それは、まちがいではありません。だれだって良い点がとりたいし、しかられるよりほめられたいものです。ひろや君の気持ちはよく分かります。でもね、じゅくは本当は勉強するところなのです。勉強ではいつも正解ばかりできるわけじゃない。まちがうこともあれば、100点がとれないこともあります。まちがうからこそ、正解に気づきます。それに気づくことこそ、本当の勉強です。カンニングだって、同じ。

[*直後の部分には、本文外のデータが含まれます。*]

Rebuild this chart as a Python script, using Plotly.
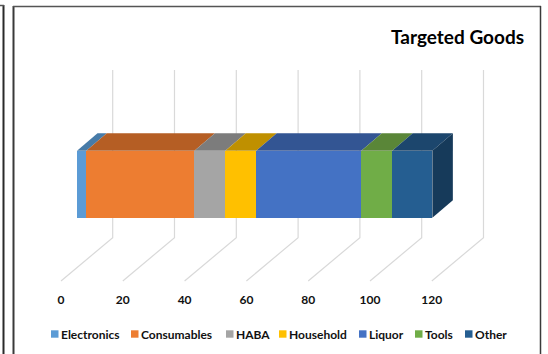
import numpy as np
import plotly.graph_objects as go

categories = ["Electronics", "Consumables", "HABA", "Household", "Liquor", "Tools", "Other"]
values = [3, 35, 10, 10, 34, 10, 13]
tick_values = [0, 20, 40, 60, 80, 100, 120]

front_colors = ["#5B9BD5", "#ED7D31", "#A5A5A5", "#FFC000", "#4472C4", "#70AD47", "#255E91"]
top_colors = ["#477BA8", "#B55E24", "#7C7C7C", "#BF9000", "#335593", "#5A8638", "#1C466D"]
side_color = "#163A5A"
legend_swatch_px = [51, 131, 226, 279, 359, 415, 465]

W, H = 548, 354
PX_PER_UNIT = 3.09
FLOOR_PX = 285
FONT = "Lato"
INK = "#111111"
GRID = "#D9D9D9"

axis_left = 61
bar_left = 77
bar_top, bar_bottom = 150.7, 217.7
bar_dx, bar_dy = 20.5 / PX_PER_UNIT, 17.4
wall_dx = 51.7 / PX_PER_UNIT
floor_front, floor_back, wall_top = 281, 237.7, 70

fig = go.Figure()

# gridlines: floor diagonal plus back wall, one per tick
for v in tick_values:
    fig.add_trace(go.Scatter(
        x=[v, v + wall_dx, v + wall_dx], y=[floor_front, floor_back, wall_top],
        mode="lines", line=dict(color=GRID, width=1.2), hoverinfo="skip",
        showlegend=False, xaxis="x", yaxis="y"))

ends = np.cumsum(values)
starts = ends - np.array(values)

# front faces
for name, val, col in zip(categories, values, front_colors):
    fig.add_trace(go.Bar(
        x=[val], y=[(bar_top + bar_bottom) / 2], width=bar_bottom - bar_top,
        name=name, orientation="h", marker=dict(color=col, line=dict(width=0)),
        showlegend=False, xaxis="x2", yaxis="y"))

# top faces
for s, e, col in zip(starts, ends, top_colors):
    fig.add_trace(go.Scatter(
        x=[s, e, e + bar_dx, s + bar_dx, s],
        y=[bar_top, bar_top, bar_top - bar_dy, bar_top - bar_dy, bar_top],
        mode="lines", fill="toself", fillcolor=col, line=dict(width=0),
        hoverinfo="skip", showlegend=False, xaxis="x2", yaxis="y"))

# right end face
total = ends[-1]
fig.add_trace(go.Scatter(
    x=[total, total + bar_dx, total + bar_dx, total, total],
    y=[bar_top, bar_top - bar_dy, bar_bottom - bar_dy, bar_bottom, bar_top],
    mode="lines", fill="toself", fillcolor=side_color, line=dict(width=0),
    hoverinfo="skip", showlegend=False, xaxis="x2", yaxis="y"))

shapes = []
annotations = []
LEG_Y = 334
for name, col, px in zip(categories, front_colors, legend_swatch_px):
    shapes.append(dict(type="rect", xref="paper", yref="paper",
                       x0=px / W, x1=(px + 7.5) / W,
                       y0=1 - (LEG_Y - 3.7) / FLOOR_PX, y1=1 - (LEG_Y + 3.7) / FLOOR_PX,
                       fillcolor=col, line=dict(width=0)))
    annotations.append(dict(text=f"<b>{name}</b>", xref="paper", yref="paper",
                            x=(px + 8) / W, y=1 - LEG_Y / FLOOR_PX,
                            xanchor="left", yanchor="middle", showarrow=False,
                            font=dict(family=FONT, size=12, color=INK)))

annotations.append(dict(text="<b>Targeted Goods</b>", xref="paper", yref="paper",
                        x=526 / W, y=1 - 37 / FLOOR_PX, xanchor="right", yanchor="middle",
                        showarrow=False, font=dict(family=FONT, size=19, color="#000000")))


def seg(x0, y0, x1, y1, col, w):
    return dict(type="line", xref="paper", yref="paper", x0=x0 / W, x1=x1 / W,
                y0=1 - y0 / FLOOR_PX, y1=1 - y1 / FLOOR_PX, line=dict(color=col, width=w))


# frames round the picture
shapes += [
    seg(13.5, 6, 13.5, 354, "#3A3A3A", 2),
    seg(13, 6.5, 541, 6.5, "#555555", 1.5),
    seg(540.5, 6, 540.5, 354, "#3A3A3A", 1.5),
    seg(3.5, 5, 3.5, 354, "#2A2A2A", 2),
    seg(0, 5.5, 4, 5.5, "#555555", 1.5),
]

fig.update_layout(
    width=W, height=H, autosize=False,
    margin=dict(l=0, r=0, t=0, b=H - FLOOR_PX),
    paper_bgcolor="white", plot_bgcolor="rgba(0,0,0,0)",
    barmode="stack", showlegend=False,
    xaxis=dict(range=[-axis_left / PX_PER_UNIT, (W - axis_left) / PX_PER_UNIT],
               tickmode="array", tickvals=tick_values,
               ticktext=[f"<b>{v}</b>" for v in tick_values],
               showgrid=False, zeroline=False, showline=False, ticks="",
               tickfont=dict(family=FONT, size=12, color=INK), ticklabelstandoff=6),
    xaxis2=dict(range=[-bar_left / PX_PER_UNIT, (W - bar_left) / PX_PER_UNIT],
                overlaying="x", side="bottom", visible=False),
    yaxis=dict(range=[FLOOR_PX, 0], visible=False),
    shapes=shapes, annotations=annotations,
)
fig.write_html("out.html", config={"displayModeBar": False},
               post_script="document.body.style.margin='0';document.body.style.overflow='hidden';")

ひろや君、今回のことはとってもいいチャンスです。本当の勉強を見つけてみませんか。自分が楽しくなれそうな勉強を、さがしてみませんか。そうしたらお母さんの声ではなく、自分の声が聞こえると思います。

カンニング。ひろや君はまちがえたのです。子どもの間には時々起ることですから、先生もそれほど気にされていないと思います。でも、まちがえたままでは、本当の勉強になりません。だから胸をはって、じゅくに行けば良いのです。大丈夫。今のひろや君は前のひろや君ではありません。教えてもらいに行くひろや君ではなく、勉強をさがしに行くひろや君だからです。あなたはきっとそこで勉強のおもしろさに気づき、すてきな発見をすることになるだろうと思います。

何を見つけたか、また教えてくださいね。